10. Assuming that the plaintiff''s right to sue in this Court fails so far as it depends upon the locality of the cause of action, the Advocate-General yet contends that it can be maintained upon the ground that the defendant carries on business in Calcutta.
11. The facts relevant to this point are that the defendant dwells and has a kothi at Patna. At that place, as his head-quarters, he makes purchases of country produce; from time to time he sends what he so purchases either by boat or rail to some arhat at Calcutta; and then follows them himself. At Calcutta he takes lodgings at the arhat, where his goods are, and himself sells them. He never employs the arhatdar or any other agent for this purpose. As soon as he has sold all his goods, he pays for his accommodation at the arhat a percentage on the account they have realized, and then returns to his home at Patna. An excursion of this kind lasts one or two months, and sometimes more; and the interval between two excursions is of about the same length.

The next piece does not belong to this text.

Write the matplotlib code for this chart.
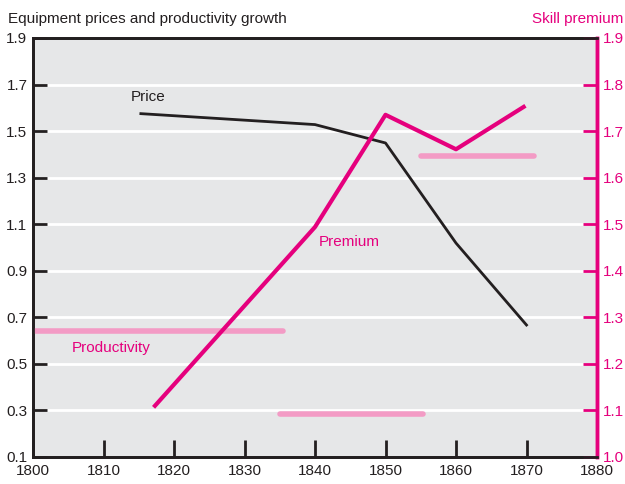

12. It is not clear whether or not the defendant was in Calcutta when the plaint was filed, but he was so when the summons was served on him.
13. On these facts I do not think that the defendant was at the commencement of this suit carrying on business in Calcutta within the meaning of clause 12 of the Letters Patent. It appears to me that the carrying on business for the purpose of that clause must involve pretty much the same element of permanency as is necessary to convert a mere staying" into dwelling." Here the defendant was in Calcutta solely for the purpose of selling his goods : the moment he succeeded in getting them off his hands, he immediately returned to Patna. The time consumed in this process might be a few days, or two or three months. I think that Patna was his permanent place of business; and that his coming to Calcutta was only a visit made in the course and for the purposes of that business. On the whole, then, I am of opinion that this suit has been wrongly brought in this Court, and that I ought not to entertain it. Accordingly I reject the plaint with costs on scale No. 2, and I abstain from all discussion of the merits of the case.